**PROMPT:** Your task is to repeat the lines below exactly, excluding any pictures they contain.

Stored data entries:

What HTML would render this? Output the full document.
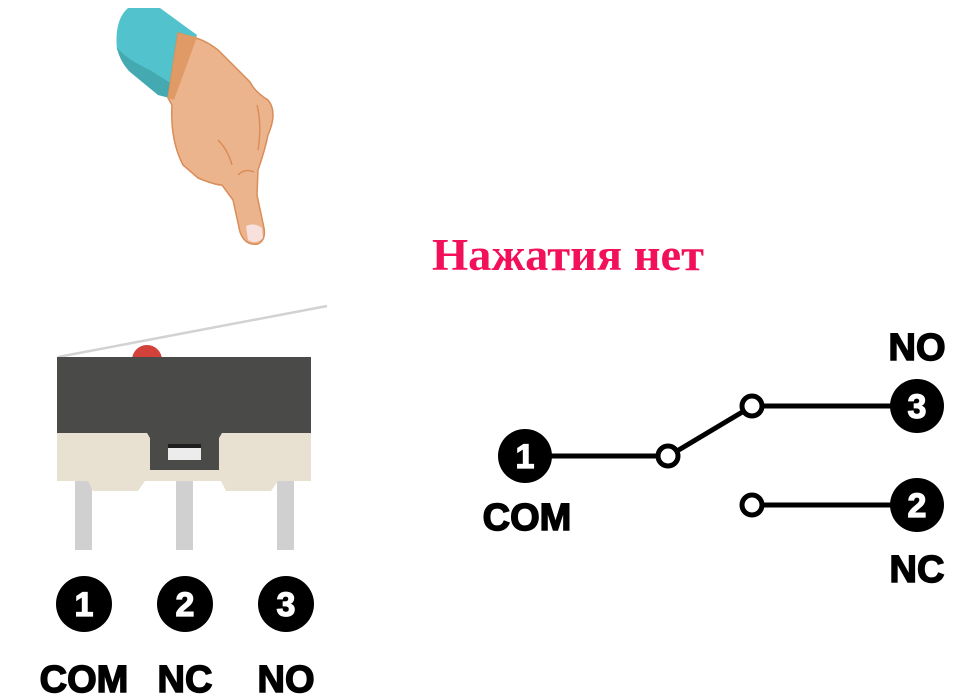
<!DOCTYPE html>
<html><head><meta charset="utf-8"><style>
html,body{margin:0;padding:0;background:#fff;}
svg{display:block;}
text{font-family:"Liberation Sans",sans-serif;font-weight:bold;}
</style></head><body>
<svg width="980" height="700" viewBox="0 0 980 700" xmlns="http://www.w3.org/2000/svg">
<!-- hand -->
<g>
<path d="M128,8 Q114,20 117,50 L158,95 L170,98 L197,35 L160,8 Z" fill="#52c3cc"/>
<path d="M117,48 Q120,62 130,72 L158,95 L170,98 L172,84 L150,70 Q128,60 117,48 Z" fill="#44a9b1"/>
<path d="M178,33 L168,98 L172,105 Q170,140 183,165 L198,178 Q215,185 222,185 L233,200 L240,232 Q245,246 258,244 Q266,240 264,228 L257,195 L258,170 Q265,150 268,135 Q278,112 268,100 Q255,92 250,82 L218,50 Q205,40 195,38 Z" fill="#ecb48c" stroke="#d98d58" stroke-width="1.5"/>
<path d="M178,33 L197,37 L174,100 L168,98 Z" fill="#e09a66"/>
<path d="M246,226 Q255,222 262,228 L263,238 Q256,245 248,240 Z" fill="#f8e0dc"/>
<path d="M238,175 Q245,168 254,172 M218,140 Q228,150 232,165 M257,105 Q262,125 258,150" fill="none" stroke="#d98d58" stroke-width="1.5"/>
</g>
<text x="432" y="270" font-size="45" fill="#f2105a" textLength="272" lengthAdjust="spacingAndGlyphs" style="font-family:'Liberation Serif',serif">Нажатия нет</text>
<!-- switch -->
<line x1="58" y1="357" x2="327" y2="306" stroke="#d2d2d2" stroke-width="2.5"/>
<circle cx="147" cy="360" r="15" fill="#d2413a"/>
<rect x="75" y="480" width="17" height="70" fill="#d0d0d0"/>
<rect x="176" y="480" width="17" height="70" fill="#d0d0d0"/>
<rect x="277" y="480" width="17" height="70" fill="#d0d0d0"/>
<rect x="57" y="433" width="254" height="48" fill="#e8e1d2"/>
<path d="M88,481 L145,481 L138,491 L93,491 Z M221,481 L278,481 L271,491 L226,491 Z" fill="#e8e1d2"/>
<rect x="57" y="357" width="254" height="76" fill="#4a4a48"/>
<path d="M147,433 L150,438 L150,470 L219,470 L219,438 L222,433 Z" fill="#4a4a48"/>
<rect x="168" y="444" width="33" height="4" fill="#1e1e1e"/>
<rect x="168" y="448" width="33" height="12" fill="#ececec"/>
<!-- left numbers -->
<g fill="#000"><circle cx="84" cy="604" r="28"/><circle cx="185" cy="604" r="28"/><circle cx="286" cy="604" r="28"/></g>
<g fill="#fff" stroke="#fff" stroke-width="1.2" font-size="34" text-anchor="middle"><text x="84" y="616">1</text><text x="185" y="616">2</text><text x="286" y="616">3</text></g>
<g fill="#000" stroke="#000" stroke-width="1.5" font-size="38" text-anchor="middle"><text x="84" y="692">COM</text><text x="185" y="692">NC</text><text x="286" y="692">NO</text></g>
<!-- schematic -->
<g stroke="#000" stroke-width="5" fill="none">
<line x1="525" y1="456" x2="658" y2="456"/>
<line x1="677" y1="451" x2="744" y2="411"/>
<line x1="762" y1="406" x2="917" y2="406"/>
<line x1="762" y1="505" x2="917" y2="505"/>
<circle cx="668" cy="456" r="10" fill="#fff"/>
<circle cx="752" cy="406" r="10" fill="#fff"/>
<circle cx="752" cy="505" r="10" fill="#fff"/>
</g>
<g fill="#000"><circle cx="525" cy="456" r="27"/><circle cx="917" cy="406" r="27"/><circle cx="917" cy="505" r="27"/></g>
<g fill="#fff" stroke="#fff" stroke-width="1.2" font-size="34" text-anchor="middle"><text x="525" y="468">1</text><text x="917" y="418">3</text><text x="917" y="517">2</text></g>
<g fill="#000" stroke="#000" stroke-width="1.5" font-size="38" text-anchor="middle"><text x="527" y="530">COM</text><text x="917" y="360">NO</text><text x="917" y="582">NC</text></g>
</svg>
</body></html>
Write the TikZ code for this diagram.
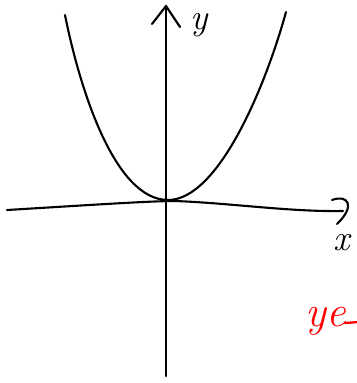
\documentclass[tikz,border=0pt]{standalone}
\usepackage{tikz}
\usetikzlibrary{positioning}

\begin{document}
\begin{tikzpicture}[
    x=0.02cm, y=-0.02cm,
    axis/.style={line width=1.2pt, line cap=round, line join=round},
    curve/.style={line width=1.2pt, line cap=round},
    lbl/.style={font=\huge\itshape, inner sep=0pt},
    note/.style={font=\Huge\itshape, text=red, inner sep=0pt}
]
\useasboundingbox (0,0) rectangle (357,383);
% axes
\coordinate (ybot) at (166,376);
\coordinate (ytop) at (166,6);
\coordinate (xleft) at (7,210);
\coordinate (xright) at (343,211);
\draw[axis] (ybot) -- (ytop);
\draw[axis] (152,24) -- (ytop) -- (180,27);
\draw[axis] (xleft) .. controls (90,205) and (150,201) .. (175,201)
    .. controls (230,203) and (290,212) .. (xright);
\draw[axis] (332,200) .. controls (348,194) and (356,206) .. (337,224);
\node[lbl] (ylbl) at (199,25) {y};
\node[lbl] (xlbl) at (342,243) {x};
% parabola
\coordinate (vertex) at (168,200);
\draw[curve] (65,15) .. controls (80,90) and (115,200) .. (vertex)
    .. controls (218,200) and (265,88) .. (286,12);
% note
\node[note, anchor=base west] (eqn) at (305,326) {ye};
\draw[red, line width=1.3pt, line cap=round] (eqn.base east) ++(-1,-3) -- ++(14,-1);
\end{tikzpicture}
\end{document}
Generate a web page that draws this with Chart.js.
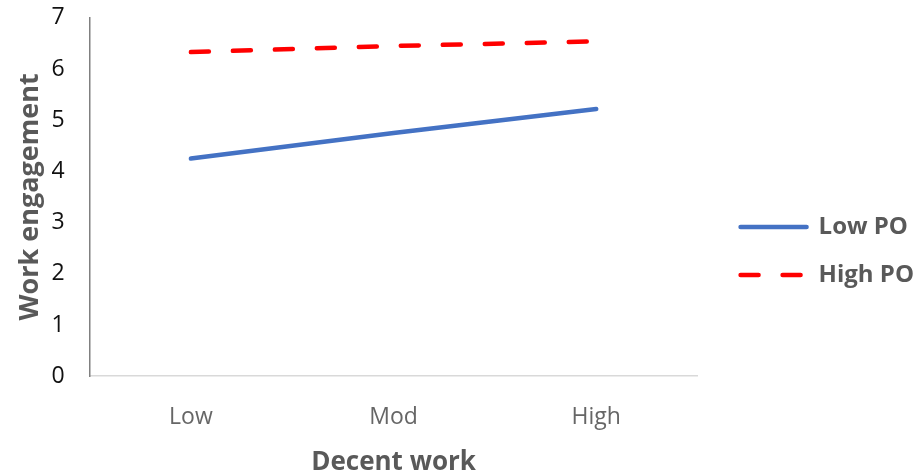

**WORKED SOLUTION:**
What HTML would render this? Output the full document.
<!DOCTYPE html>
<html><head><meta charset="utf-8"><style>
html,body{margin:0;padding:0;background:#fff;}
svg{display:block;}
text{font-family:"Liberation Sans",sans-serif;font-weight:bold;}
</style></head><body>
<svg width="980" height="700" viewBox="0 0 980 700" xmlns="http://www.w3.org/2000/svg">
<!-- hand -->
<g>
<path d="M128,8 Q114,20 117,50 L158,95 L170,98 L197,35 L160,8 Z" fill="#52c3cc"/>
<path d="M117,48 Q120,62 130,72 L158,95 L170,98 L172,84 L150,70 Q128,60 117,48 Z" fill="#44a9b1"/>
<path d="M178,33 L168,98 L172,105 Q170,140 183,165 L198,178 Q215,185 222,185 L233,200 L240,232 Q245,246 258,244 Q266,240 264,228 L257,195 L258,170 Q265,150 268,135 Q278,112 268,100 Q255,92 250,82 L218,50 Q205,40 195,38 Z" fill="#ecb48c" stroke="#d98d58" stroke-width="1.5"/>
<path d="M178,33 L197,37 L174,100 L168,98 Z" fill="#e09a66"/>
<path d="M246,226 Q255,222 262,228 L263,238 Q256,245 248,240 Z" fill="#f8e0dc"/>
<path d="M238,175 Q245,168 254,172 M218,140 Q228,150 232,165 M257,105 Q262,125 258,150" fill="none" stroke="#d98d58" stroke-width="1.5"/>
</g>
<text x="432" y="270" font-size="45" fill="#f2105a" textLength="272" lengthAdjust="spacingAndGlyphs" style="font-family:'Liberation Serif',serif">Нажатия нет</text>
<!-- switch -->
<line x1="58" y1="357" x2="327" y2="306" stroke="#d2d2d2" stroke-width="2.5"/>
<circle cx="147" cy="360" r="15" fill="#d2413a"/>
<rect x="75" y="480" width="17" height="70" fill="#d0d0d0"/>
<rect x="176" y="480" width="17" height="70" fill="#d0d0d0"/>
<rect x="277" y="480" width="17" height="70" fill="#d0d0d0"/>
<rect x="57" y="433" width="254" height="48" fill="#e8e1d2"/>
<path d="M88,481 L145,481 L138,491 L93,491 Z M221,481 L278,481 L271,491 L226,491 Z" fill="#e8e1d2"/>
<rect x="57" y="357" width="254" height="76" fill="#4a4a48"/>
<path d="M147,433 L150,438 L150,470 L219,470 L219,438 L222,433 Z" fill="#4a4a48"/>
<rect x="168" y="444" width="33" height="4" fill="#1e1e1e"/>
<rect x="168" y="448" width="33" height="12" fill="#ececec"/>
<!-- left numbers -->
<g fill="#000"><circle cx="84" cy="604" r="28"/><circle cx="185" cy="604" r="28"/><circle cx="286" cy="604" r="28"/></g>
<g fill="#fff" stroke="#fff" stroke-width="1.2" font-size="34" text-anchor="middle"><text x="84" y="616">1</text><text x="185" y="616">2</text><text x="286" y="616">3</text></g>
<g fill="#000" stroke="#000" stroke-width="1.5" font-size="38" text-anchor="middle"><text x="84" y="692">COM</text><text x="185" y="692">NC</text><text x="286" y="692">NO</text></g>
<!-- schematic -->
<g stroke="#000" stroke-width="5" fill="none">
<line x1="525" y1="456" x2="658" y2="456"/>
<line x1="677" y1="451" x2="744" y2="411"/>
<line x1="762" y1="406" x2="917" y2="406"/>
<line x1="762" y1="505" x2="917" y2="505"/>
<circle cx="668" cy="456" r="10" fill="#fff"/>
<circle cx="752" cy="406" r="10" fill="#fff"/>
<circle cx="752" cy="505" r="10" fill="#fff"/>
</g>
<g fill="#000"><circle cx="525" cy="456" r="27"/><circle cx="917" cy="406" r="27"/><circle cx="917" cy="505" r="27"/></g>
<g fill="#fff" stroke="#fff" stroke-width="1.2" font-size="34" text-anchor="middle"><text x="525" y="468">1</text><text x="917" y="418">3</text><text x="917" y="517">2</text></g>
<g fill="#000" stroke="#000" stroke-width="1.5" font-size="38" text-anchor="middle"><text x="527" y="530">COM</text><text x="917" y="360">NO</text><text x="917" y="582">NC</text></g>
</svg>
</body></html>
Write the TikZ code for this diagram.
\documentclass[tikz,border=0pt]{standalone}
\usepackage{tikz}
\usetikzlibrary{positioning}

\begin{document}
\begin{tikzpicture}[
    x=0.02cm, y=-0.02cm,
    axis/.style={line width=1.2pt, line cap=round, line join=round},
    curve/.style={line width=1.2pt, line cap=round},
    lbl/.style={font=\huge\itshape, inner sep=0pt},
    note/.style={font=\Huge\itshape, text=red, inner sep=0pt}
]
\useasboundingbox (0,0) rectangle (357,383);
% axes
\coordinate (ybot) at (166,376);
\coordinate (ytop) at (166,6);
\coordinate (xleft) at (7,210);
\coordinate (xright) at (343,211);
\draw[axis] (ybot) -- (ytop);
\draw[axis] (152,24) -- (ytop) -- (180,27);
\draw[axis] (xleft) .. controls (90,205) and (150,201) .. (175,201)
    .. controls (230,203) and (290,212) .. (xright);
\draw[axis] (332,200) .. controls (348,194) and (356,206) .. (337,224);
\node[lbl] (ylbl) at (199,25) {y};
\node[lbl] (xlbl) at (342,243) {x};
% parabola
\coordinate (vertex) at (168,200);
\draw[curve] (65,15) .. controls (80,90) and (115,200) .. (vertex)
    .. controls (218,200) and (265,88) .. (286,12);
% note
\node[note, anchor=base west] (eqn) at (305,326) {ye};
\draw[red, line width=1.3pt, line cap=round] (eqn.base east) ++(-1,-3) -- ++(14,-1);
\end{tikzpicture}
\end{document}
Generate a web page that draws this with Chart.js.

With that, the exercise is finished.